Like the ward councillors, the Kemp Town Society also had concerns about the effects of the scheme on local infrastructure.

It cited pressure on medical provision, schools, parking and public transport, “all of which are currently fully used by local residents”.

It was concerned about extra traffic and disruption affecting “the congested A259 and Eastern Road”, the Royal Sussex County Hospital – and the health risk from extra pollution as well as pedestrian safety.

The gasworks planning application, BH2021/04167, is due to be decided in March.

  1. Valerie Reply

    Call it Rocky Mountain Steps why not! It is a very big solid wodge of overbearing concrete. It really is off the scale lumpen. Far too much forced into far too small an area, out of scale with surroundings.

    Presumably the planners welcome it because of the City Plan identified housing target the Govt forces their feet to the fires of Whitehall to meet! Hard to block.

  2. Ian Reply

    I HOPE Is all affordable housing for Brighton born residents

    • fed-up with brighton politics Reply

      No, they will all be expensive luxury flats for foreign investors, as with those in the Marina, if the developers get their way, which is why so many residents are up in arms about it.

  3. Itsallthesame Reply

    Just a joke. Make the site safe and affordable. Berkeley and Nat grid make fortunes and don’t care where or what they build.

    • fed-up with brighton politics Reply

      Unfortunately for Brighton residents who would very rightly like a home to call their own on affordable terms, you are totally right. The site can be made safe without deep excavations for luxury flats, and lower-rise affordable homes could be built there, but, of course, the very greedy developers have chosen a different and dangerous option. There are many other grounds on which this development can be challenged and that is being done, but the more objections that can be mustered, the better. Go to the Council website, planning apps, read the instructions, register and object.

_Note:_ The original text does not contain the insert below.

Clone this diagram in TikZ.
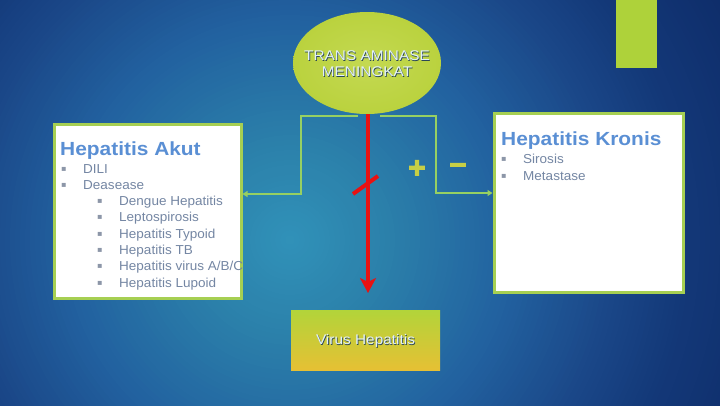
\documentclass[tikz,border=0pt]{standalone}
\usepackage{fontspec}
\setmainfont{Liberation Sans}[FakeStretch=1.04]
\newfontfamily\headfont{Liberation Sans}[FakeStretch=1.1]
\newfontfamily\embfont{Liberation Sans}[FakeStretch=1.1]
\newfontfamily\pmfont{Liberation Sans}[FakeBold=3]
\newfontfamily\symfont{DejaVu Sans}
\usetikzlibrary{shapes.geometric,arrows.meta,calc}
\definecolor{bgA}{HTML}{3192B9}
\definecolor{bgB}{HTML}{2B80AA}
\definecolor{bgC}{HTML}{2262A0}
\definecolor{bgD}{HTML}{1A4687}
\definecolor{bgE}{HTML}{133878}
\definecolor{bgF}{HTML}{0E2D6A}
\definecolor{boxgreen}{HTML}{A6CF52}
\definecolor{conngreen}{HTML}{96D062}
\definecolor{headblue}{HTML}{5A8FD4}
\definecolor{listgrey}{HTML}{7486A3}
\definecolor{bulletgrey}{HTML}{8C96A8}
\definecolor{ellfill}{HTML}{BAD23E}
\definecolor{ellinner}{HTML}{C4D952}
\definecolor{virustop}{HTML}{B2D43A}
\definecolor{virusbot}{HTML}{E6C034}
\definecolor{accentgreen}{HTML}{AED23A}
\definecolor{pmcolor}{HTML}{C7CF45}
\definecolor{redarrow}{HTML}{E81212}
\definecolor{embtext}{HTML}{E2F1FB}
\definecolor{embshadow}{HTML}{2B4657}
\tikzset{
  infobox/.style={draw=boxgreen, line width=3pt, fill=white, inner sep=0pt},
  conn/.style={draw=conngreen, line width=2.5pt, -{Triangle[length=5pt,width=6pt]}},
  redline/.style={draw=redarrow, line width=4pt},
  heading/.style={font=\headfont\bfseries\fontsize{19}{22}\selectfont, text=headblue, inner sep=0pt, anchor=base west},
  listitem/.style={font=\fontsize{13}{16}\selectfont, text=listgrey, inner sep=0pt, anchor=base west},
  bulletmark/.style={font=\symfont\fontsize{8}{10}\selectfont, text=bulletgrey, inner sep=0pt, anchor=base west, yshift=2pt},
  embtxt/.style={font=\embfont\fontsize{14}{16}\selectfont, text=embtext, align=center, inner sep=0pt},
  embshd/.style={font=\embfont\fontsize{14}{16}\selectfont, text=embshadow, align=center, inner sep=0pt},
  pmsign/.style={font=\pmfont\bfseries\fontsize{30}{30}\selectfont, text=pmcolor, inner sep=0pt}
}
\begin{document}
\begin{tikzpicture}[x=1pt,y=-1pt]
\useasboundingbox (0,0) rectangle (720,405);
\begin{scope}
\clip (0,0) rectangle (720,405);
\fill[bgF] (0,0) rectangle (720,405);
\coordinate (bgc) at (290,240);
\foreach \r in {500,495,...,400}{\pgfmathsetmacro\p{(500-\r)}\fill[bgE!\p!bgF] (bgc) circle (\r pt);}
\foreach \r in {395,390,...,330}{\pgfmathsetmacro\p{(400-\r)/70*100}\fill[bgD!\p!bgE] (bgc) circle (\r pt);}
\foreach \r in {325,320,...,220}{\pgfmathsetmacro\p{(330-\r)/110*100}\fill[bgC!\p!bgD] (bgc) circle (\r pt);}
\foreach \r in {215,210,...,100}{\pgfmathsetmacro\p{(220-\r)/120*100}\fill[bgB!\p!bgC] (bgc) circle (\r pt);}
\foreach \r in {95,90,...,5}{\pgfmathsetmacro\p{(100-\r)}\fill[bgA!\p!bgB] (bgc) circle (\r pt);}
\end{scope}
% accent bar
\fill[accentgreen] (616,0) rectangle (657,68);
% ellipse
\node[ellipse, minimum width=148pt, minimum height=102pt, inner sep=0pt, inner color=ellinner, outer color=ellfill] (ell) at (367,63) {};
\node[embshd] (ellshd) at (367.8,64.8) {TRANS AMINASE\\MENINGKAT};
\node[embtxt] (elltxt) at (367,64) {TRANS AMINASE\\MENINGKAT};
% boxes
\node[infobox, minimum width=187pt, minimum height=174pt] (akut) at (147.5,211) {};
\node[infobox, minimum width=189pt, minimum height=179pt] (kronis) at (588.5,202.5) {};
\node[inner sep=0pt, minimum width=149pt, minimum height=60pt, top color=virustop, bottom color=virusbot] (virus) at (365.5,340) {};
\node[embshd] (virusshd) at (366.3,341.8) {Virus Hepatitis};
\node[embtxt] (virustxt) at (365.5,341) {Virus Hepatitis};
% headings
\node[heading] (akuthead) at (60,155) {Hepatitis Akut};
\node[heading] (kronishead) at (501,145.7) {Hepatitis Kronis};
% Akut list
\node[bulletmark] (ab1) at (61,173) {▪};
\node[listitem] (al1) at (83,173) {DILI};
\node[bulletmark] (ab2) at (61,189.3) {▪};
\node[listitem] (al2) at (83,189.3) {Deasease};
\foreach \txt [count=\i] in {Dengue Hepatitis, Leptospirosis, Hepatitis Typoid, Hepatitis TB, Hepatitis virus A/B/C, Hepatitis Lupoid}{
  \node[bulletmark] (sb\i) at (97,189.3+16.3*\i) {▪};
  \node[listitem] (sl\i) at (119,189.3+16.3*\i) {\txt};
}
% Kronis list
\node[bulletmark] (kb1) at (501,163.6) {▪};
\node[listitem] (kl1) at (523,163.6) {Sirosis};
\node[bulletmark] (kb2) at (501,180.2) {▪};
\node[listitem] (kl2) at (523,180.2) {Metastase};
% connectors
\coordinate (lstart) at (358,116);
\coordinate (lbend) at (301,194);
\coordinate (rstart) at (380,116);
\coordinate (rbend) at (436,193);
\draw[conn] (lstart) -| (lbend) -- (lbend -| akut.east);
\draw[conn] (rstart) -| (rbend) -- (rbend -| kronis.west);
\coordinate (redend) at (368,293);
\draw[redline, -{Stealth[length=15pt,width=16pt,inset=4pt]}] (ell.south -| redend) -- (redend);
\draw[redline] (353,194) -- (378,176);
% plus / minus
\node[pmsign] (plus) at (417,169) {+};
\node[pmsign] (minus) at (458,169) {−};
\end{tikzpicture}
\end{document}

      By the way, the Health and Safety Executive considers the developer’s plans unacceptable in terms of fire hazard, which tells you all you need to know about the developers cramming in all these tower blocks etc. However, having a moan on B&H News is not going to get this development stopped, so anyone who objects needs to complain to the Council as described above.

      Deadline for comments/objections was yesterday, but you can object up until it goes to Planning Committee, so suggest that if you do object then you do so.

  4. mike Reply

    The ground is packed full of toxic vapours you’re going to release to all residents of kemptown

    Surely that’s the most important thing to cover than how tall it is it what material it’s made out of

    • fed-up with brighton politics Reply

      Indeed, Mike. A couple of years down the road, if this thing isn’t stopped in its tracks now, we’ll be reading a bland report about a toxic cloud hanging over Kemp Town, East Brighton and heaven knows where else.

    • Greens out Reply

      The O2 (dome) in Greenwhich was built on the site of not just a former gasworks but also a large industrial estate that consisted of numerous road haulage depots which had been there for many many decades (my family’s transport company occupied one of these yards from 1910 to its decommissioning so am fully aware of how bad it was). This land was literally saturated with pollutants. Not aware of anyone having keeled over from poisoning at the site.

      Also, “The proposed gasworks development … neighbours the grade I listed buildings of the Kemp Town Estate.” The site is between the hideous Marine Gate and the even more hideous Courcels building. It’s at the bottom of the hideous badlands of Whitehawk. Get a grip and let it get built. It’s needed.